Similar reasoning can be used with the charge moves. As long as the weave DPS disparity isn’t too large, quick animations are best. Victreebel with Leaf Blade realistically will live longer and deal more damage than Solar Beam Victreebel, despite having the lower weave DPS.
Espeon is the best overall. However, the value of a strong generalist is diminished in Pokemon Go. And the reason for that is simple. You custom tailor a roster to the gym you are fighting, allowing you to always choose optimal matchups. In the main games, you’ve already made your roster before battling other people – that uncertainty gives value to Pokemon that are useful in a wide array of situations, with lots of coverage moves. There are better Glass Cannons for a particular job than Espeon, and even then there are better Pokemon than the Glass Cannons. This game isn’t turned based – you are constantly taking and dealing damage.

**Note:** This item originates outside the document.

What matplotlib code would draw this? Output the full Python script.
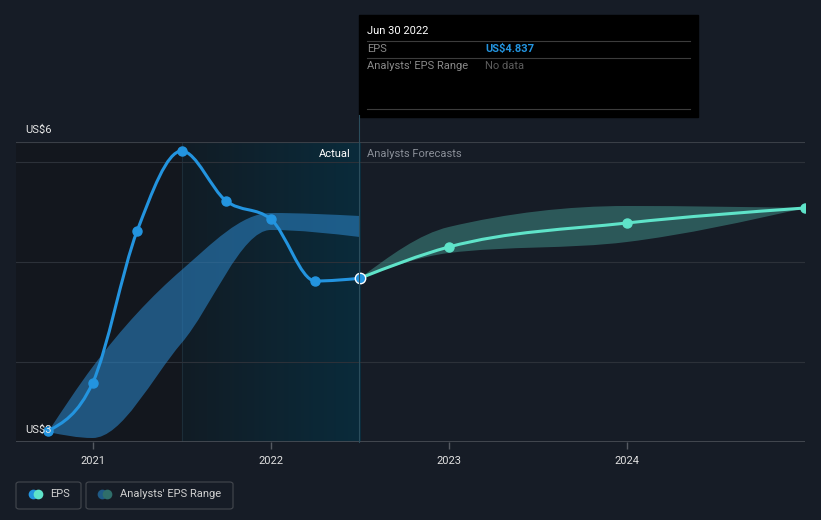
import numpy as np
import matplotlib.pyplot as plt
from matplotlib.path import Path
from matplotlib.patches import PathPatch, FancyBboxPatch, Rectangle
from matplotlib.colors import LinearSegmentedColormap

plt.rcParams['font.family'] = ['Roboto', 'DejaVu Sans']

# EPS history (quarter ends as decimal years)
eps_x = [2020.75, 2021.0, 2021.25, 2021.5, 2021.75, 2022.0, 2022.25, 2022.5]
eps_y = [3.31, 3.79, 5.31, 6.11, 5.61, 5.43, 4.81, 4.837]

# analysts' past EPS range
past_x = [2020.75, 2021.0, 2021.5, 2022.0, 2022.5]
past_lo = [3.30, 3.24, 4.19, 5.32, 5.25]
past_hi = [3.30, 3.95, 4.92, 5.49, 5.46]

# forecast
fc_x = [2022.5, 2023.0, 2024.0, 2025.0]
fc_y = [4.837, 5.15, 5.39, 5.54]
fc_lo = [4.837, 5.09, 5.20, 5.54]
fc_hi = [4.837, 5.35, 5.56, 5.54]

years = [2021, 2022, 2023, 2024]

BG = '#161c26'
BLUE = '#2394df'
TEAL = '#5fe3c9'


def mono_slopes(x, y):
    x = np.asarray(x, float)
    y = np.asarray(y, float)
    h = np.diff(x)
    s = np.diff(y) / h
    m = np.zeros(len(x))
    for i in range(1, len(x) - 1):
        p = (s[i - 1] * h[i] + s[i] * h[i - 1]) / (h[i - 1] + h[i])
        m[i] = (np.sign(s[i - 1]) + np.sign(s[i])) * min(abs(s[i - 1]), abs(s[i]), 0.5 * abs(p))
    m[0] = (3 * s[0] - m[1]) / 2 if len(x) > 2 else s[0]
    m[-1] = (3 * s[-1] - m[-2]) / 2 if len(x) > 2 else s[-1]
    return m


def bezier_pts(x, y):
    # control points of a monotone cubic curve through the points
    m = mono_slopes(x, y)
    verts = []
    for i in range(len(x) - 1):
        dx = (x[i + 1] - x[i]) / 3
        verts += [(x[i] + dx, y[i] + dx * m[i]),
                  (x[i + 1] - dx, y[i + 1] - dx * m[i + 1]),
                  (x[i + 1], y[i + 1])]
    return verts


def curve_path(x, y):
    verts = [(x[0], y[0])] + bezier_pts(x, y)
    codes = [Path.MOVETO] + [Path.CURVE4] * (len(verts) - 1)
    return Path(verts, codes)


def band_path(x, lo, hi):
    up = [(x[0], hi[0])] + bezier_pts(x, hi)
    xr = list(x)[::-1]
    down = [(xr[0], lo[-1])] + bezier_pts(xr, list(lo)[::-1])
    verts = up + down + [up[0]]
    codes = ([Path.MOVETO] + [Path.CURVE4] * (len(up) - 1) + [Path.LINETO]
             + [Path.CURVE4] * (len(down) - 1) + [Path.CLOSEPOLY])
    return Path(verts, codes)


fig = plt.figure(figsize=(8.21, 5.2), dpi=100, facecolor=BG)
ax = fig.add_axes([16 / 821, 78 / 520, 789 / 821, 300 / 520])
ax.set_facecolor(BG)
ax.set_xlim(2020.57, 2025.0)
ax.set_ylim(3.2, 6.2)

# shaded past regions
ax.add_patch(Rectangle((2020.57, 3.2), 2021.5 - 2020.57, 3.0, color='#13171e', zorder=0, lw=0))
cmap = LinearSegmentedColormap.from_list('act', ['#111c25', '#0a2b3b'])
ax.imshow(np.linspace(0, 1, 100).reshape(1, -1), cmap=cmap, aspect='auto',
          extent=[2021.5, 2022.5, 3.2, 6.2], zorder=0)
ax.set_xlim(2020.57, 2025.0)
ax.set_ylim(3.2, 6.2)
ax.axvline(2021.5, color='#1c2d38', lw=0.8, zorder=0.5)

for v in [4, 5, 6]:
    ax.axhline(v, color='#2c3139', lw=0.8, zorder=1)
ax.axhline(6.2, color='#3a3f47', lw=0.8, zorder=1)
ax.axhline(3.2, color='#4a4f57', lw=1.2, zorder=1)

# bands
ax.add_patch(PathPatch(band_path(past_x, past_lo, past_hi), fc='#2a80c0', ec='none', alpha=0.6, zorder=2))
ax.add_patch(PathPatch(band_path(fc_x, fc_lo, fc_hi), fc='#3f8a84', ec='none', alpha=0.55, zorder=2))

# lines
ax.add_patch(PathPatch(curve_path(eps_x, eps_y), fc='none', ec=BLUE, lw=2.2, zorder=3))
ax.add_patch(PathPatch(curve_path(fc_x, fc_y), fc='none', ec=TEAL, lw=2.2, zorder=3))
ax.plot(eps_x[:-1], eps_y[:-1], 'o', color=BLUE, ms=6.5, zorder=4)
ax.plot(fc_x[1:], fc_y[1:], 'o', color=TEAL, ms=6.5, zorder=4)
ax.plot(eps_x[-1], eps_y[-1], 'o', color=BLUE, mec='white', mew=1, ms=7.5, zorder=5)

for s in ax.spines.values():
    s.set_visible(False)
ax.set_yticks([])
ax.set_xticks(years)
ax.set_xticklabels([str(y) for y in years])
ax.tick_params(axis='x', colors='#555a62', length=5, width=1, labelcolor='#e0e0e0',
               labelsize=8, pad=5)

# divider and labels
fig.add_artist(plt.Line2D([359 / 821, 359 / 821], [78 / 520, 405 / 520], color='#2b4d5c', lw=0.8))
fig.text(351 / 821, 1 - 154 / 520, 'Actual', color='#ffffff', fontsize=8, ha='right', va='center')
fig.text(367 / 821, 1 - 154 / 520, 'Analysts Forecasts', color='#8a8f98', fontsize=8, ha='left', va='center')
fig.text(25 / 821, 1 - 130 / 520, 'US$6', color='#e6e6e6', fontsize=8, va='center')
fig.text(25 / 821, 1 - 430 / 520, 'US$3', color='#e6e6e6', fontsize=8, va='center', zorder=0)

# tooltip
fig.add_artist(Rectangle((359 / 821, 1 - 117 / 520), 339 / 821, 102 / 520, color='#000000',
                         transform=fig.transFigure))
fig.text(367 / 821, 1 - 31 / 520, 'Jun 30 2022', color='#ffffff', fontsize=8, va='center')
for yy in [41, 58, 109]:
    fig.add_artist(plt.Line2D([367 / 821, 690 / 821], [1 - yy / 520] * 2, color='#3c3c3c', lw=0.8))
fig.text(367 / 821, 1 - 49 / 520, 'EPS', color='#8a8a8a', fontsize=8, va='center')
fig.text(485 / 821, 1 - 49 / 520, 'US$4.837', color=BLUE, fontsize=8, va='center', fontweight='bold')
fig.text(367 / 821, 1 - 66 / 520, "Analysts' EPS Range", color='#8a8a8a', fontsize=8, va='center')
fig.text(485 / 821, 1 - 66 / 520, 'No data', color='#5c5c5c', fontsize=8, va='center')

# legend
for x0, w in [(16, 65), (86, 147)]:
    fig.add_artist(FancyBboxPatch((x0 / 821, 1 - 509 / 520), w / 821, 27 / 520,
                                  boxstyle='round,pad=0,rounding_size=0.004', fc='none',
                                  ec='#44484f', lw=0.8, transform=fig.transFigure))
ly = 1 - 494 / 520
fig.add_artist(plt.Line2D([33 / 821], [ly], marker='o', ms=7, color=BLUE, mec='none'))
fig.add_artist(plt.Line2D([38 / 821], [ly], marker='o', ms=7, color=TEAL, mec='none'))
fig.text(50 / 821, ly, 'EPS', color='#d0d0d0', fontsize=8, va='center')
fig.add_artist(plt.Line2D([102 / 821], [ly], marker='o', ms=7, color='#1f5a86', mec='none'))
fig.add_artist(plt.Line2D([107 / 821], [ly], marker='o', ms=7, color='#2f6e6a', mec='none'))
fig.text(120 / 821, ly, "Analysts' EPS Range", color='#d0d0d0', fontsize=8, va='center')

fig.savefig('out.png', dpi=100, facecolor=BG)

The Pokemon with the best combination of durability and DPS are therefore the best in general (not accounting for type advantage). They objectively deal more damage than anything else before dying. And you probably know most of these attackers very well. In order of TDO on offense (greatest to least): Blissey, Snorlax, Tyranitar, Dragonite, Vaporeon, Rhydon, Gyarados, Muk, Lapras, Golem, Exeggutor, and Machamp.
They deal more damage before dying to neutral targets than any Glass Cannon. Using these Pokemon, you are more likely to make it through high-level gyms and take off more prestige per run.
At this point, we still do not have any idea when the Gym Rework is coming, and what it entails. Hopefully, Niantic will do something to add more appeal to using the game’s more fragile attackers.